Collision Cross Sections for 25-Mev Neutrons

Abstract

Collision cross sections of a number of elements for high energy neutrons have been measured. Neutrons with a maximum energy of 25.4 Mev were obtained by bombarding lithium with 10.2 Mev deuterons. The reaction ${\mathrm{C}}^{12}\mathrm{}(n,2n)\mathrm{}{\mathrm{C}}^{11}$, which has a measured threshold energy of approximately 21 Mev, was used as an energy sensitive detector for the transmission measurements. The cross section obtained for the neutron-proton collision process was 0.39 ±0.03×${10}^{-24\mathrm{}}$ ${\mathrm{cm}}^2$. This is higher than the cross section calculated for $s$-scattering (0.35×${10}^{-24\mathrm{}}$ ${\mathrm{cm}}^2$), but agrees well with the value of 0.40×${10}^{-24\mathrm{}}$ ${\mathrm{cm}}^2$ predicted by the symmetrical meson theory of Rarita and Schwinger.
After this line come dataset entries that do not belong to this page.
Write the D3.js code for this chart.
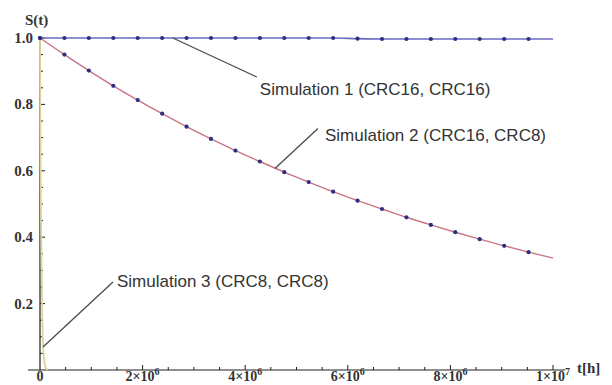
<!DOCTYPE html>
<html>
<head>
<meta charset="utf-8">
<script src="https://cdn.jsdelivr.net/npm/d3@7"></script>
<style>
  body { margin: 0; background: #fff; }
  svg { display: block; }
</style>
</head>
<body>
<div id="chart"></div>
<script>
// sample times of the plotted points (hours)
var dotTimes = [0, 476000, 952000, 1429000, 1905000, 2381000, 2857000, 3333000, 3810000,
    4286000, 4762000, 5238000, 5714000, 6190000, 6667000, 7143000, 7619000, 8095000,
    8571000, 9048000, 9524000];
var endTime = 10000000;

// Simulation 1 (CRC16, CRC16)
var sim1Values = [1.0, 1.0, 1.0, 1.0, 1.0, 1.0, 1.0, 1.0, 1.0, 1.0, 1.0, 1.0, 1.0,
    0.998, 0.997, 0.997, 0.997, 0.997, 0.997, 0.997, 0.997];
var sim1End = 0.997;

// Simulation 2 (CRC16, CRC8)
var sim2Values = [1.0, 0.950, 0.902, 0.856, 0.813, 0.772, 0.733, 0.696, 0.661, 0.628,
    0.596, 0.566, 0.537, 0.510, 0.485, 0.460, 0.437, 0.415, 0.394, 0.374, 0.355];
var sim2End = 0.337;

// Simulation 3 (CRC8, CRC8)
var sim3Times = [0, 10000, 20000, 40000, 60000, 80000, 100000, 120000, 160000];
var sim3Values = [1.0, 0.68, 0.45, 0.2, 0.075, 0.03, 0.012, 0.005, 0.0];

var labels = ["Simulation 1 (CRC16, CRC16)", "Simulation 2 (CRC16, CRC8)", "Simulation 3 (CRC8, CRC8)"];

var yTicks = [0.2, 0.4, 0.6, 0.8, 1.0];
var xTicks = [0, 2000000, 4000000, 6000000, 8000000, 10000000];
var xTickBase = ["0", "2\u00d710", "4\u00d710", "6\u00d710", "8\u00d710", "1\u00d710"];
var xTickExp = ["", "6", "6", "6", "6", "7"];

var width = 612, height = 385;

var svg = d3.select("#chart").append("svg")
    .attr("width", width)
    .attr("height", height);

var x = d3.scaleLinear().domain([0, endTime]).range([40, 553]);
var y = d3.scaleLinear().domain([0, 1]).range([370, 38]);

var axisColor = "#1e1e1e";
var serif = "'Liberation Serif', 'DejaVu Serif', serif";
var sans = "'Liberation Sans', Arial, sans-serif";

// axes lines
svg.append("line")
    .attr("x1", 28).attr("x2", 565)
    .attr("y1", y(0)).attr("y2", y(0))
    .attr("stroke", axisColor).attr("stroke-width", 1.2);
svg.append("line")
    .attr("x1", x(0)).attr("x2", x(0))
    .attr("y1", y(0)).attr("y2", 36)
    .attr("stroke", axisColor).attr("stroke-width", 1.2);

// y ticks (pointing right, into the plot)
var yMinor = d3.range(0.05, 1.001, 0.05);
svg.selectAll(".ytick")
    .data(yMinor)
    .enter().append("line")
    .attr("x1", x(0))
    .attr("x2", d => x(0) + (Math.abs(d * 5 - Math.round(d * 5)) < 1e-6 ? 5 : 3))
    .attr("y1", d => y(d)).attr("y2", d => y(d))
    .attr("stroke", axisColor).attr("stroke-width", 1);

svg.selectAll(".ylab")
    .data(yTicks)
    .enter().append("text")
    .attr("x", 33)
    .attr("y", d => y(d) + 5)
    .attr("text-anchor", "end")
    .attr("font-family", serif)
    .attr("font-size", 15)
    .attr("font-weight", "bold")
    .attr("fill", "#333")
    .text(d => d3.format(".1f")(d));

// x ticks (pointing up)
var xMinor = d3.range(500000, 10000001, 500000);
svg.selectAll(".xtick")
    .data(xMinor)
    .enter().append("line")
    .attr("x1", d => x(d)).attr("x2", d => x(d))
    .attr("y1", y(0))
    .attr("y2", d => y(0) - (d % 2000000 === 0 ? 5 : 3))
    .attr("stroke", axisColor).attr("stroke-width", 1);

var xl = svg.selectAll(".xlab")
    .data(xTicks)
    .enter().append("text")
    .attr("x", d => x(d))
    .attr("y", 381)
    .attr("text-anchor", "middle")
    .attr("font-family", serif)
    .attr("font-size", 14)
    .attr("font-weight", "bold")
    .attr("fill", "#333");
xl.append("tspan").text((d, i) => xTickBase[i]);
xl.append("tspan")
    .attr("dy", -6)
    .attr("font-size", 10)
    .text((d, i) => xTickExp[i]);

// axis titles
svg.append("text")
    .attr("x", 25).attr("y", 25)
    .attr("font-family", serif).attr("font-size", 15)
    .attr("font-weight", "bold")
    .attr("fill", "#333")
    .text("S(t)");
svg.append("text")
    .attr("x", 577).attr("y", 373)
    .attr("font-family", serif).attr("font-size", 15)
    .attr("font-weight", "bold")
    .attr("fill", "#333")
    .text("t[h]");

// data
var sim1 = dotTimes.map((t, i) => [t, sim1Values[i]]).concat([[endTime, sim1End]]);
var sim2 = dotTimes.map((t, i) => [t, sim2Values[i]]).concat([[endTime, sim2End]]);
var sim3 = sim3Times.map((t, i) => [t, sim3Values[i]]);

var line = d3.line()
    .x(d => x(d[0]))
    .y(d => y(d[1]))
    .curve(d3.curveMonotoneX);

svg.append("path")
    .datum(sim3)
    .attr("fill", "none")
    .attr("stroke", "#ddd49a")
    .attr("stroke-width", 1.8)
    .attr("d", line);

svg.append("path")
    .datum(sim2)
    .attr("fill", "none")
    .attr("stroke", "#c97585")
    .attr("stroke-width", 1.4)
    .attr("d", line);

svg.append("path")
    .datum(sim1)
    .attr("fill", "none")
    .attr("stroke", "#6a6ac2")
    .attr("stroke-width", 1.6)
    .attr("d", line);

[sim1Values, sim2Values].forEach(vals => {
    svg.append("g").selectAll("circle")
        .data(dotTimes.map((t, i) => [t, vals[i]]))
        .enter().append("circle")
        .attr("cx", d => x(d[0]))
        .attr("cy", d => y(d[1]))
        .attr("r", 2.1)
        .attr("fill", "#2f2f82");
});

// annotations: leader line from a point on the curve to the label
var anchors = [
    { t: 2590000, s: 1.0, dx: 84, dy: 39, tx: 87, ty: 57 },
    { t: 4580000, s: 0.607, dx: 43, dy: -40, tx: 50, ty: -27 },
    { t: 58000, s: 0.069, dx: 70, dy: -65, tx: 74, ty: -60 }
];

anchors.forEach((a, i) => {
    var ax = x(a.t), ay = y(a.s);
    svg.append("line")
        .attr("x1", ax).attr("y1", ay)
        .attr("x2", ax + a.dx).attr("y2", ay + a.dy)
        .attr("stroke", "#4a4a4a")
        .attr("stroke-width", 1.3);
    svg.append("text")
        .attr("x", ax + a.tx).attr("y", ay + a.ty)
        .attr("font-family", sans)
        .attr("font-size", 17)
        .attr("fill", "#333")
        .text(labels[i]);
});
</script>
</body>
</html>
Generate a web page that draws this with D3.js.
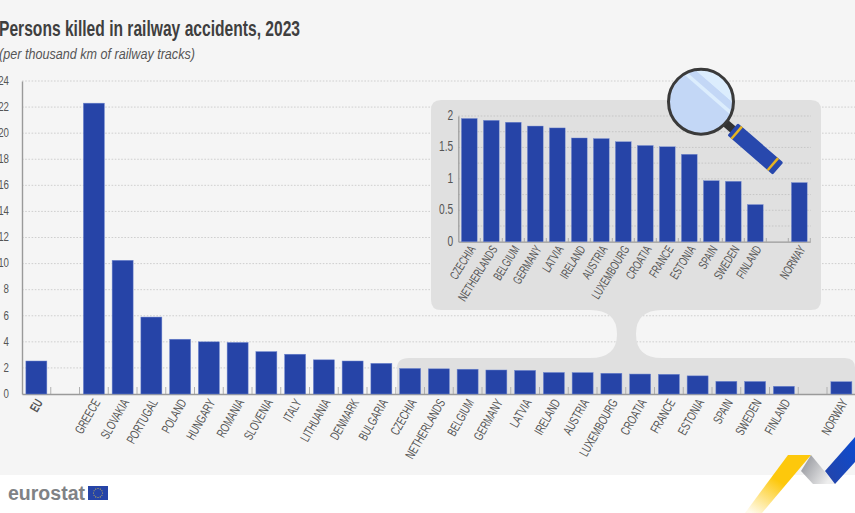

Measurements on other nucleii ranging from carbon to mercury show that the collision radius is given by $R^{\prime }=b+r_0{A}^{\frac{1}{3}}$, with $b=1.7\mathrm{}\pm 0.4\times {10}^{-13\mathrm{}}$ cm and $r_0=1.22\mathrm{}\pm 0.15\times {10}^{-13\mathrm{}}$ cm. These measurements are in good agreement with the inelastic cross-section measurements of Grahame and Seaborg. The value of $r_0$ is somewhat lower than the values deduced from $p-n$ reactions, Coulomb energies, and $\alpha$-particle decay.